What is needed though is something like a good neighbor policy for the world, one that works multilaterally through the United Nations and its allied social agencies to address world poverty, hunger, environmental crisis and seeks regional cooperation to avoid military conflicts and keep the peace.

Here, President Obama, on questions such as nuclear disarmament, withdrawal from Iraq, international solutions to environmental problems and improved relations with Iran, has moved in positive directions. The administration’s increase of the US military involvement in Afghanistan, however, even with its emphasis on multilateral and diplomatic approaches is a great danger to its overall goals and policies.

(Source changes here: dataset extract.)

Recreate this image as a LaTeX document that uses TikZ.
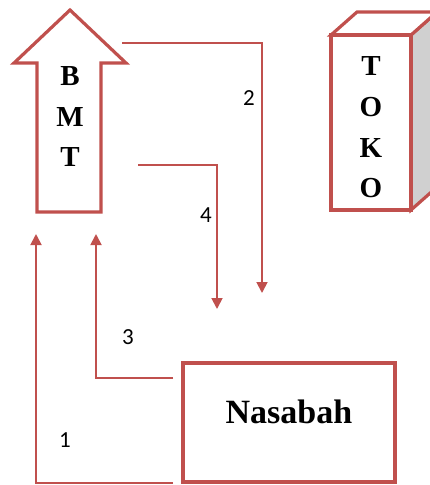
\documentclass[tikz,border=0pt]{standalone}
\usepackage{fontspec}
\setmainfont{Liberation Serif}
\newfontfamily\lblfont{Carlito}
\usetikzlibrary{arrows.meta}
\definecolor{ored}{HTML}{C0504D}
\definecolor{sidegray}{HTML}{D0D0D0}
\tikzset{
  shapeline/.style={draw=ored, line width=3.2pt, line join=miter},
  conn/.style={draw=ored, line width=1.8pt, -{Triangle[width=11pt,length=11pt]}},
  lbl/.style={font=\lblfont\fontsize{23}{25}\selectfont, text=black, inner sep=0pt},
  big/.style={font=\bfseries\fontsize{29}{31}\selectfont, inner sep=0pt},
}
\begin{document}
\begin{tikzpicture}[x=1pt,y=-1pt]
\useasboundingbox (0,0) rectangle (430,485);
% BMT arrow
\draw[shapeline, fill=white] (70,10) -- (126,63) -- (101,63) -- (101,212) -- (37,212) -- (37,63) -- (14,63) -- cycle;
\node[big] (bmtB) at (70,76) {B};
\node[big] (bmtM) at (70,117) {M};
\node[big] (bmtT) at (70,157) {T};
% TOKO box
\draw[shapeline, fill=sidegray] (411,35) -- (437,12) -- (437,187) -- (411,210) -- cycle;
\draw[shapeline, fill=white] (331,35) -- (357,12) -- (437,12) -- (411,35) -- cycle;
\draw[shapeline, fill=white] (331,35) rectangle (411,210);
\node[big] (tk1) at (371,66) {T};
\node[big] (tk2) at (371,107) {O};
\node[big] (tk3) at (371,148) {K};
\node[big] (tk4) at (371,188) {O};
% Nasabah
\node[shapeline, minimum width=212pt, minimum height=119pt, inner sep=0pt] (nas) at (289,422.5) {};
\node[font=\bfseries\fontsize{34}{36}\selectfont, inner sep=0pt] (nastext) at (289,412) {Nasabah};
% connector endpoints
\coordinate (s2) at (122,43);
\coordinate (e2) at (262,293);
\coordinate (s4) at (138,165);
\coordinate (e4) at (217,309);
\coordinate (s1) at (173,483);
\coordinate (e1) at (36,234);
\coordinate (s3) at (173,378);
\coordinate (e3) at (96,234);
\draw[conn] (s2) -| (e2);
\draw[conn] (s4) -| (e4);
\draw[conn] (s1) -| (e1);
\draw[conn] (s3) -| (e3);
\node[lbl] (l2) at (249,98) {2};
\node[lbl] (l4) at (206,215) {4};
\node[lbl] (l3) at (128,337) {3};
\node[lbl] (l1) at (65,440) {1};
\end{tikzpicture}
\end{document}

The New Deal did not really enter its labor, social welfare, anti-big business phase until 1935, when organizing strikes and other forms of mass protest led to the realization that such policies were necessary to save and reform capitalism and of course to maintain its own political power in the country.

Millions of working people took the hopes inspired by the New Deal and ran with them, making the New Deal a symbol for what they wanted. Those who complain abstractly about the Obama’s administration’s failings and dismiss its accomplishments will contribute nothing to peoples' social struggles. Those who organize, educate and mobilize in action working people who support the administration to take its slogans and promises in the direction of achieving full employment, national health care, a complete and unconditional end to homelessness, malnutrition, urban and infrastructure decay, and international peace, will achieve a great deal.

In the aftermath of the first 100 days, the Obama administration’s challenge is also ours, those who realize that the crisis of capitalism can never be resolved except through the establishment of socialism but that the struggle for socialism is rooted in deeds, policies that empower working people and expand their economic and social security, not words. It is a challenge that we should not only accept but look forward to with optimism and confidence.

--Norman Markowitz teaches US history at Rutgers University.